No, I don't even know what Damages is, except that it's something recent. I'm thinking of something from at least a decade ago.

Okay, I found it. I was thinking of Under Suspicion, a 1994 CBS police drama starring Karen Sillas. It had a similar title and a similar theme, focusing on a lone female homicide detective contending with the sexism of her male colleagues. Apparently it was conceived as an imitation of Prime Suspect but wasn't actually an adaptation.
I never saw the gender politics as the prime mover of Prime Suspect. That was played years before on Cagney and Lacey.
:confused: The sexism of Tennyson's colleagues was played up a lot in the first few episodes of Prime Suspect (coupled with racism in Prime Suspect III, the one with Colin Salmon as Sgt. Bob Wilson).
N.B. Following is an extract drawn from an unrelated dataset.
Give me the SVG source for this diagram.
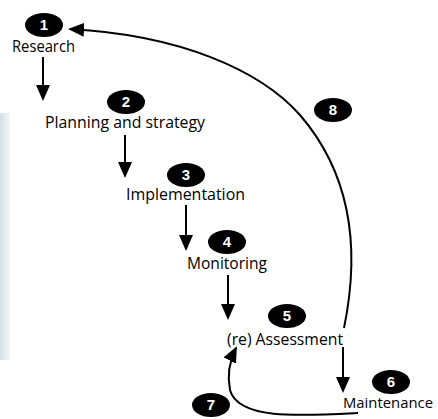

Cracker also dealt with tensions among the police squad, to an even greater extent or at least more severe consequences.
 
I thought a redball was their term for homicide that was not premeditated. Since it wasn't premeditated, it could only be predicted shortly before it happened. Thus, like a "redball" in real life, an important case that demands the attention of everyone in the squad room.
 
^Whatever. I defer to your recollection of the film. My implied point was, I was puzzled by the use of the term "red ball" in reference to Homicide: Life on the Street. I don't know how or why it was used in that show.
 
^Whatever. I defer to your recollection of the film. My implied point was, I was puzzled by the use of the term red ball in reference to Homicide: Life on the Street. I don't know how or why it was used in that show.

On The Wire and Homicide Red Ball is used to describe cases which cause heavy police, media and political attention. Where as the normal murder of a corner boy is only known to the homicide detectives and the victims family.
 
The term is drawn, I believe, from Simon's book, Homicide: A Year on the Killing Streets, and thus, from real life in Baltimore.